Check to see how fragmented your indexes are. At my company we have a nightly import process that trashes our indexes and over time it can have a profound impact on data access speeds. For example we had a SQL procedure that took 2 hours to run one day after de-fragmenting the indexes it took 3 minutes. we use SQL Server 2005 ill look for a script that can check this on MySQL.
Update: Check out this link: http://dev.mysql.com/doc/refman/5.0/en/innodb-file-defragmenting.html
Run "analyze table_name" on that table - it's possible that the indices are no longer optimal.
You can often tell this by running "show index from table_name". If the cardinality value is NULL then you need to force re-analysis.
MySQL does say "Using where" first, since it does need to read all records/values from the index data to actually count them. With InnoDb it also tries to "grab" that 4 mil record range to count it.
You may need to experiment with different transaction isolation levels: http://dev.mysql.com/doc/refman/5.1/en/set-transaction.html#isolevel_read-uncommitted
and see which one is better.
With MyISAM it would be just fast, but with intensive write model will result in lock issues.
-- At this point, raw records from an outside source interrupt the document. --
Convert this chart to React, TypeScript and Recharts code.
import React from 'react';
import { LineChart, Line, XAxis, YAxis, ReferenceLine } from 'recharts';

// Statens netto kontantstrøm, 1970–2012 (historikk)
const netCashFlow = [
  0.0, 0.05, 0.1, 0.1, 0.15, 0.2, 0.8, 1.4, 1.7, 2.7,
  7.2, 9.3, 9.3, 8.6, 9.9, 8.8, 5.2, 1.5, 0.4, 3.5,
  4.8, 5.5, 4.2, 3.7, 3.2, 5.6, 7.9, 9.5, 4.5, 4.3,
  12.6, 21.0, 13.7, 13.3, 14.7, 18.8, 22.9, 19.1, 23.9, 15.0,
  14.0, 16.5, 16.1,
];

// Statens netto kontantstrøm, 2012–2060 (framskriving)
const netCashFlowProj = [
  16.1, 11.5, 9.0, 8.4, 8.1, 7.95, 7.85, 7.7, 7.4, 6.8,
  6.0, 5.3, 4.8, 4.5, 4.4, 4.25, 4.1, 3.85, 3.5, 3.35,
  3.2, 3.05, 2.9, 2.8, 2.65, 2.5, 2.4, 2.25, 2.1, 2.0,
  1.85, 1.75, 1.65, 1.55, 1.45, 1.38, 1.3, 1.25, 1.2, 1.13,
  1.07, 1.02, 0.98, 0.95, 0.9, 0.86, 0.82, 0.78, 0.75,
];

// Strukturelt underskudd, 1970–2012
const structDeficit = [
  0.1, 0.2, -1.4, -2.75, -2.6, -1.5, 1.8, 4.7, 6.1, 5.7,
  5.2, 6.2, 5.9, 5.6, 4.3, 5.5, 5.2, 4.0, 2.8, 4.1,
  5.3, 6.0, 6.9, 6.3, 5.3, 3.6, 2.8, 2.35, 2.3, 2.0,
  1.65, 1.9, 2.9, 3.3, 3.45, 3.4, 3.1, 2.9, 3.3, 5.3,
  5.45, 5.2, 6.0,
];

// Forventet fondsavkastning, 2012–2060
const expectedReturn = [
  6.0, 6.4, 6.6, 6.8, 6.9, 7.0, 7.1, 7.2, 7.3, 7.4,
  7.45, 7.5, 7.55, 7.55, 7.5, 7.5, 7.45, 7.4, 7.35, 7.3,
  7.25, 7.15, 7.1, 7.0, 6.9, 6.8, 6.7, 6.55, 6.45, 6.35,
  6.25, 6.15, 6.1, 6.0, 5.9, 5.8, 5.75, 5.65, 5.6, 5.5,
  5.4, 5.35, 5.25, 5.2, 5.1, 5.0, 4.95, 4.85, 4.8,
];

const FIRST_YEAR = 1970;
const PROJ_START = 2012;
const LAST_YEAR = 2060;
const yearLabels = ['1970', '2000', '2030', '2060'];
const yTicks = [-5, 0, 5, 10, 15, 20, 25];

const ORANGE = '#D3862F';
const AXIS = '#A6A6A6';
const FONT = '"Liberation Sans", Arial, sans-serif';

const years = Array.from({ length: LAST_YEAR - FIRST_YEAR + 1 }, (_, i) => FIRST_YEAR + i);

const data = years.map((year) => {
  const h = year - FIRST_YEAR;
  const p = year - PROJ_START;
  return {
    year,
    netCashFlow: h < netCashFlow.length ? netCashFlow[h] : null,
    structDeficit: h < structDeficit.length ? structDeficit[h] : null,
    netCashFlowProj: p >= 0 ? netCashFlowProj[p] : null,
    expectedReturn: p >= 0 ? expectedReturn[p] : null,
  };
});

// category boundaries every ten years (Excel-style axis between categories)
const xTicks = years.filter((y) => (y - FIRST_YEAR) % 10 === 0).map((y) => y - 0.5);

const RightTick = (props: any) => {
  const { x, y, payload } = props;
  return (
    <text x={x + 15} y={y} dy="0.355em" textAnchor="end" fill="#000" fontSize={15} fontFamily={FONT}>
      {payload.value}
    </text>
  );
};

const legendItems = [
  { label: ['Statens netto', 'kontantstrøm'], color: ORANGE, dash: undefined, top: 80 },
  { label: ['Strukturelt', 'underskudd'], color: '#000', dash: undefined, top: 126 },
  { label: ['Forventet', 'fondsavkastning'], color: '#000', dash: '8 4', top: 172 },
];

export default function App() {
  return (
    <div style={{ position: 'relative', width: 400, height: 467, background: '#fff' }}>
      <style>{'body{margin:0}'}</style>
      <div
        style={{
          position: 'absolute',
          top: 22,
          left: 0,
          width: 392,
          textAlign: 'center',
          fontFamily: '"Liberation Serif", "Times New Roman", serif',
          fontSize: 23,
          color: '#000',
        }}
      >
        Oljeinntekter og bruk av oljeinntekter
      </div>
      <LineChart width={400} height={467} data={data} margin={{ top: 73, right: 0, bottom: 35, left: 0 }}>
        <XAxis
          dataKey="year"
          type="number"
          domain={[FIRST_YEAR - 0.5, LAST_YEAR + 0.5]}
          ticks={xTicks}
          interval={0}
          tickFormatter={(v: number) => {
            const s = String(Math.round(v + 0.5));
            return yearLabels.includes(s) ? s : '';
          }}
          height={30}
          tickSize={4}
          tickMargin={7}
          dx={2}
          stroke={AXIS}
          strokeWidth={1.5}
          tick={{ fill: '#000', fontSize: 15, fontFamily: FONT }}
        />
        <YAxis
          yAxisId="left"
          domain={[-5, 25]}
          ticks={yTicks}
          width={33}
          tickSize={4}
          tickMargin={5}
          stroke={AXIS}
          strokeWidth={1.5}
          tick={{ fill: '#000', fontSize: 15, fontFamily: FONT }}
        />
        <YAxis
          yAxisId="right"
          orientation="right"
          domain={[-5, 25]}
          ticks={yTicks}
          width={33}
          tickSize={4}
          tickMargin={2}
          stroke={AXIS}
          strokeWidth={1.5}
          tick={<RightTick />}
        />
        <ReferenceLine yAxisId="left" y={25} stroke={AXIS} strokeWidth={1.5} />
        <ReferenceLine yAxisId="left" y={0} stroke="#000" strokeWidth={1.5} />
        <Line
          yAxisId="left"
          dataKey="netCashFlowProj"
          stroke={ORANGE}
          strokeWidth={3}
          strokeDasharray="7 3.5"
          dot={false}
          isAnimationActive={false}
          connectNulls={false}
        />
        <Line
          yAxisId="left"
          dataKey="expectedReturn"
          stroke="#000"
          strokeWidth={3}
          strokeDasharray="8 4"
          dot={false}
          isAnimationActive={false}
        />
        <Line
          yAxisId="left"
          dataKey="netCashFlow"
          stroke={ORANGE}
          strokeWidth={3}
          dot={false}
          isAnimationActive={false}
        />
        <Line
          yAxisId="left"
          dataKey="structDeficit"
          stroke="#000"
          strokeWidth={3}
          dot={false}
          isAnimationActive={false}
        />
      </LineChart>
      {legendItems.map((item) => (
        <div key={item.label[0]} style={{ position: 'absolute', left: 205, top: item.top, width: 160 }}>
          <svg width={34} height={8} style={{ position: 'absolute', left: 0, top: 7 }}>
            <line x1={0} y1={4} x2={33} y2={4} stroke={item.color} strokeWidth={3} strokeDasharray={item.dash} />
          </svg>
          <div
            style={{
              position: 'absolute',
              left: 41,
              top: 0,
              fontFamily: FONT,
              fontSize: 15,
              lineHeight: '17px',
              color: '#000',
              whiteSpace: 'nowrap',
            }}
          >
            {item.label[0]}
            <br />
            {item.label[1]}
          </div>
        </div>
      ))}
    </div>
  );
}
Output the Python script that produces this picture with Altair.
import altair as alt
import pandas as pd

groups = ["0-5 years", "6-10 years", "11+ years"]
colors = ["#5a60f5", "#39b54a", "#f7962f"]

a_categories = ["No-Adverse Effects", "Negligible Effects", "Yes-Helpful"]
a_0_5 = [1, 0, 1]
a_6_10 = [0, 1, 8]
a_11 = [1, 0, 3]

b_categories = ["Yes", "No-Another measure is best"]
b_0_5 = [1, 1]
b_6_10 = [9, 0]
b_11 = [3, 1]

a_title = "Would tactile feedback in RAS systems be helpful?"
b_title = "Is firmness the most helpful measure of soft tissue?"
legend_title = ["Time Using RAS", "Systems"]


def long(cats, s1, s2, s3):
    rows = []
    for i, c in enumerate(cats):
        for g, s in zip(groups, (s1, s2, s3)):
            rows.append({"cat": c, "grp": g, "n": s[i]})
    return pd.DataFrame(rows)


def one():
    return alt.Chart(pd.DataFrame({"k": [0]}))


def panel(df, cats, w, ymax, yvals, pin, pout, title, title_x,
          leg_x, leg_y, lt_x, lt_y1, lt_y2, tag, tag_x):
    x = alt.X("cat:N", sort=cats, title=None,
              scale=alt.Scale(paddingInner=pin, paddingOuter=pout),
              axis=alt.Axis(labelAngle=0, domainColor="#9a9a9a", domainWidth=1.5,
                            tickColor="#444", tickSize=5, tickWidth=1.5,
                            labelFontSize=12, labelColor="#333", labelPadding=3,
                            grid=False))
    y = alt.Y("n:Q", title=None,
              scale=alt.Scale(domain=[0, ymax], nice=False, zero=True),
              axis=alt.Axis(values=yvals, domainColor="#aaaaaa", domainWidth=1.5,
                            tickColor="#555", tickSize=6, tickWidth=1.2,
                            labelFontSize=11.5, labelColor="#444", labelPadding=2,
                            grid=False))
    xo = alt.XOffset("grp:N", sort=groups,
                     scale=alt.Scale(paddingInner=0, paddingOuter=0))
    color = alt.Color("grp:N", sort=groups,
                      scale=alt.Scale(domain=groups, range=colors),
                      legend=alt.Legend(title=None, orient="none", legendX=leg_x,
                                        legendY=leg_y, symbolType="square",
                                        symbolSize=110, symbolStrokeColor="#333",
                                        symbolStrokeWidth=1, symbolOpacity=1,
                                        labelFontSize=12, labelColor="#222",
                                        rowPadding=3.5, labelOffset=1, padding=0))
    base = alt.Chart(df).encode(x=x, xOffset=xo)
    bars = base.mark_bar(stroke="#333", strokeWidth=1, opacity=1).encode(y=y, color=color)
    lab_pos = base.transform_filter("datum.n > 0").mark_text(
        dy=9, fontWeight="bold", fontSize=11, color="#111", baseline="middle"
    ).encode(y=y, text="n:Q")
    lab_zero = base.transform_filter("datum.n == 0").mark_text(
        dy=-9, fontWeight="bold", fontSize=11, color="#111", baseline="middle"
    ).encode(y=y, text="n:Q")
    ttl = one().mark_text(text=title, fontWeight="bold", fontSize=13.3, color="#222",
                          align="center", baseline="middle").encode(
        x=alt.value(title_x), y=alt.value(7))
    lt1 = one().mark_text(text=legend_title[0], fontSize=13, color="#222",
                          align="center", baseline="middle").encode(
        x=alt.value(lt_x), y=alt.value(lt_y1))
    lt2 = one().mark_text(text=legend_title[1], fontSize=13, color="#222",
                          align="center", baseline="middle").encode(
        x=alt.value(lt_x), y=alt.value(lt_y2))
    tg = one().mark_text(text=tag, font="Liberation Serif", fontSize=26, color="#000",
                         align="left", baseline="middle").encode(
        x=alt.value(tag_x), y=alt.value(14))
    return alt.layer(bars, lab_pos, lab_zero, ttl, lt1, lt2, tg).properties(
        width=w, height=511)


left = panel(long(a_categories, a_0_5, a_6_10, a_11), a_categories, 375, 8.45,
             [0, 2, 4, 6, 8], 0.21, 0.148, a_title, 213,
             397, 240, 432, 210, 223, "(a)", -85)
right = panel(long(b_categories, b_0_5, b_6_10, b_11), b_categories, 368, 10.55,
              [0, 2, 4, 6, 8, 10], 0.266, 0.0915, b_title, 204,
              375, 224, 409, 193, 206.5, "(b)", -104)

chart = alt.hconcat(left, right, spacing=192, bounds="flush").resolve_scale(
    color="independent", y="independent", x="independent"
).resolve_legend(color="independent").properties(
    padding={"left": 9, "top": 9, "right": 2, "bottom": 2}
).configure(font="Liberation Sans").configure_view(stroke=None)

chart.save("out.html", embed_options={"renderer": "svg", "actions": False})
To make the search more efficient, although I recommend adding index. I leave the command for you to try the metrics again
CREATE INDEX ixid_1 ON change_event (change_event_id);
and repeat query
SELECT COUNT(*) FROM change_event me WHERE change_event_id > '1212281603783391';
-JACR
I would create a "counters" table and add "create row"/"delete row" triggers to the table you are counting. The triggers should increase/decrease count values on "counters" table on every insert/delete, so you won't need to compute them every time you need them.
You can also accomplish this on the application side by caching the counters but this will involve clearing the "counter cache" on every insertion/deletion.